-- START OF Source material --

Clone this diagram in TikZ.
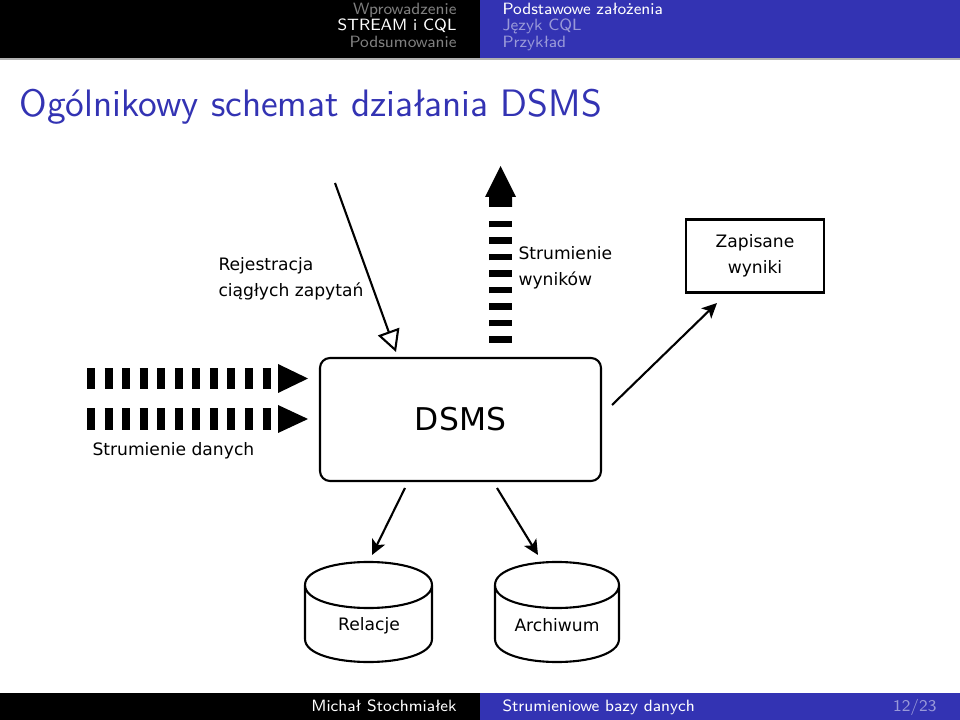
\documentclass[tikz,border=0pt]{standalone}
\usepackage{fontspec}
\newfontfamily\figfont{DejaVu Sans}
\usetikzlibrary{arrows.meta,graphs}
\definecolor{bblue}{RGB}{51,51,179}
\definecolor{bpale}{RGB}{153,153,217}
\definecolor{bgrey}{RGB}{128,128,128}

\begin{document}
\begin{tikzpicture}[x=0.13333mm, y=-0.13333mm,
    hd/.style={font=\sffamily\fontsize{6.2}{7}\selectfont, inner sep=0},
    lbl/.style={font=\figfont\fontsize{6.5}{9.7}\selectfont, inner sep=0, align=left},
    ln/.style={line width=0.28mm},
    >={Stealth[length=2mm, width=1.9mm, inset=0.5mm]},
    hollow/.style={-{Triangle[open, length=2.9mm, width=3mm]}}]
  \useasboundingbox (0,0) rectangle (960,720);
  % head line
  \fill[black] (0,0) rectangle (480,58);
  \fill[bblue] (480,0) rectangle (960,58);
  \draw[gray!60, line width=0.25mm] (0,59) -- (960,59);
  \node[hd, anchor=base east, text=bgrey] (s1) at (457,15) {Wprowadzenie};
  \node[hd, anchor=base east, text=white] (s2) at (457,31) {STREAM i CQL};
  \node[hd, anchor=base east, text=bgrey] (s3) at (457,48) {Podsumowanie};
  \node[hd, anchor=base west, text=white] (u1) at (502,15) {Podstawowe założenia};
  \node[hd, anchor=base west, text=bpale] (u2) at (502,31) {Język CQL};
  \node[hd, anchor=base west, text=bpale] (u3) at (502,48) {Przykład};
  % frame title
  \node[anchor=base west, inner sep=0, text=bblue, font=\sffamily\fontsize{14.5}{17}\selectfont] (t) at (19,117) {Ogólnikowy schemat działania DSMS};
  % foot line
  \fill[black] (0,693) rectangle (480,720);
  \fill[bblue] (480,693) rectangle (960,720);
  \node[hd, anchor=base east, text=white] (f1) at (457,711) {Michał Stochmiałek};
  \node[hd, anchor=base west, text=white] (f2) at (502,711) {Strumieniowe bazy danych};
  \node[hd, anchor=base east, text=bpale] (f3) at (937,711) {12/23};

  % boxes
  \node[draw, ln, rounded corners=1.33mm, minimum width=37.47mm, minimum height=16.4mm,
        font=\figfont\fontsize{11.9}{14}\selectfont] (dsms) at (460.5,419.5) {DSMS};
  \node[draw, ln, lbl, align=center, minimum width=18.4mm, minimum height=9.73mm] (zap) at (755,256) {Zapisane\\wyniki};

  % data bases
  \draw[ln] (305,585) .. controls (305,554.3) and (432,554.3) .. (432,585)
            .. controls (432,615.7) and (305,615.7) .. (305,585) -- (305,639)
            .. controls (305,669.7) and (432,669.7) .. (432,639) -- (432,585);
  \node[lbl] (rel) at (369,626) {Relacje};
  \draw[ln] (495,585) .. controls (495,554.3) and (619,554.3) .. (619,585)
            .. controls (619,615.7) and (495,615.7) .. (495,585) -- (495,639)
            .. controls (495,669.7) and (619,669.7) .. (619,639) -- (619,585);
  \node[lbl] (arch) at (557,625) {Archiwum};

  % streams
  \draw[line width=2.93mm, dash pattern=on 1.07mm off 1.27mm] (87,378.5) -- (271,378.5);
  \fill (278,364) -- (308,378.5) -- (278,393) -- cycle;
  \draw[line width=2.93mm, dash pattern=on 1.07mm off 1.27mm] (87,419) -- (271,419);
  \fill (278,405) -- (308,419) -- (278,433) -- cycle;
  \node[lbl, anchor=west] (dan) at (92,451) {Strumienie danych};
  \draw[line width=3.07mm, dash pattern=on 0.87mm off 1.33mm] (500.5,343) -- (500.5,215);
  \fill (489,207) -- (489,197) -- (485,197) -- (500.5,166) -- (516,197) -- (512,197) -- (512,207) -- cycle;
  \node[lbl, anchor=west] (wyn) at (518,268) {Strumienie\\wyników};
  \node[lbl, anchor=west] (rej) at (218,279) {Rejestracja\\ciągłych zapytań};

  % arrows
  \coordinate (q0) at (335,183);
  \coordinate (q1) at (396,352);
  \coordinate (z0) at (612,405);
  \coordinate (z1) at (717,303);
  \coordinate (r0) at (405,488);
  \coordinate (r1) at (372,555);
  \coordinate (a0) at (497,488);
  \coordinate (a1) at (538,555);
  \graph[use existing nodes, edges={ln}] {
    q0 ->[hollow] q1;
    z0 -> z1;
    r0 -> r1;
    a0 -> a1;
  };
\end{tikzpicture}
\end{document}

-- END OF Source material --

What needs to be done: Take the listing above and restate it word for word, without its pictures.

Written answer:
Clone this diagram in TikZ.
\documentclass[tikz,border=0pt]{standalone}
\usepackage{fontspec}
\newfontfamily\figfont{DejaVu Sans}
\usetikzlibrary{arrows.meta,graphs}
\definecolor{bblue}{RGB}{51,51,179}
\definecolor{bpale}{RGB}{153,153,217}
\definecolor{bgrey}{RGB}{128,128,128}

\begin{document}
\begin{tikzpicture}[x=0.13333mm, y=-0.13333mm,
    hd/.style={font=\sffamily\fontsize{6.2}{7}\selectfont, inner sep=0},
    lbl/.style={font=\figfont\fontsize{6.5}{9.7}\selectfont, inner sep=0, align=left},
    ln/.style={line width=0.28mm},
    >={Stealth[length=2mm, width=1.9mm, inset=0.5mm]},
    hollow/.style={-{Triangle[open, length=2.9mm, width=3mm]}}]
  \useasboundingbox (0,0) rectangle (960,720);
  % head line
  \fill[black] (0,0) rectangle (480,58);
  \fill[bblue] (480,0) rectangle (960,58);
  \draw[gray!60, line width=0.25mm] (0,59) -- (960,59);
  \node[hd, anchor=base east, text=bgrey] (s1) at (457,15) {Wprowadzenie};
  \node[hd, anchor=base east, text=white] (s2) at (457,31) {STREAM i CQL};
  \node[hd, anchor=base east, text=bgrey] (s3) at (457,48) {Podsumowanie};
  \node[hd, anchor=base west, text=white] (u1) at (502,15) {Podstawowe założenia};
  \node[hd, anchor=base west, text=bpale] (u2) at (502,31) {Język CQL};
  \node[hd, anchor=base west, text=bpale] (u3) at (502,48) {Przykład};
  % frame title
  \node[anchor=base west, inner sep=0, text=bblue, font=\sffamily\fontsize{14.5}{17}\selectfont] (t) at (19,117) {Ogólnikowy schemat działania DSMS};
  % foot line
  \fill[black] (0,693) rectangle (480,720);
  \fill[bblue] (480,693) rectangle (960,720);
  \node[hd, anchor=base east, text=white] (f1) at (457,711) {Michał Stochmiałek};
  \node[hd, anchor=base west, text=white] (f2) at (502,711) {Strumieniowe bazy danych};
  \node[hd, anchor=base east, text=bpale] (f3) at (937,711) {12/23};

  % boxes
  \node[draw, ln, rounded corners=1.33mm, minimum width=37.47mm, minimum height=16.4mm,
        font=\figfont\fontsize{11.9}{14}\selectfont] (dsms) at (460.5,419.5) {DSMS};
  \node[draw, ln, lbl, align=center, minimum width=18.4mm, minimum height=9.73mm] (zap) at (755,256) {Zapisane\\wyniki};

  % data bases
  \draw[ln] (305,585) .. controls (305,554.3) and (432,554.3) .. (432,585)
            .. controls (432,615.7) and (305,615.7) .. (305,585) -- (305,639)
            .. controls (305,669.7) and (432,669.7) .. (432,639) -- (432,585);
  \node[lbl] (rel) at (369,626) {Relacje};
  \draw[ln] (495,585) .. controls (495,554.3) and (619,554.3) .. (619,585)
            .. controls (619,615.7) and (495,615.7) .. (495,585) -- (495,639)
            .. controls (495,669.7) and (619,669.7) .. (619,639) -- (619,585);
  \node[lbl] (arch) at (557,625) {Archiwum};

  % streams
  \draw[line width=2.93mm, dash pattern=on 1.07mm off 1.27mm] (87,378.5) -- (271,378.5);
  \fill (278,364) -- (308,378.5) -- (278,393) -- cycle;
  \draw[line width=2.93mm, dash pattern=on 1.07mm off 1.27mm] (87,419) -- (271,419);
  \fill (278,405) -- (308,419) -- (278,433) -- cycle;
  \node[lbl, anchor=west] (dan) at (92,451) {Strumienie danych};
  \draw[line width=3.07mm, dash pattern=on 0.87mm off 1.33mm] (500.5,343) -- (500.5,215);
  \fill (489,207) -- (489,197) -- (485,197) -- (500.5,166) -- (516,197) -- (512,197) -- (512,207) -- cycle;
  \node[lbl, anchor=west] (wyn) at (518,268) {Strumienie\\wyników};
  \node[lbl, anchor=west] (rej) at (218,279) {Rejestracja\\ciągłych zapytań};

  % arrows
  \coordinate (q0) at (335,183);
  \coordinate (q1) at (396,352);
  \coordinate (z0) at (612,405);
  \coordinate (z1) at (717,303);
  \coordinate (r0) at (405,488);
  \coordinate (r1) at (372,555);
  \coordinate (a0) at (497,488);
  \coordinate (a1) at (538,555);
  \graph[use existing nodes, edges={ln}] {
    q0 ->[hollow] q1;
    z0 -> z1;
    r0 -> r1;
    a0 -> a1;
  };
\end{tikzpicture}
\end{document}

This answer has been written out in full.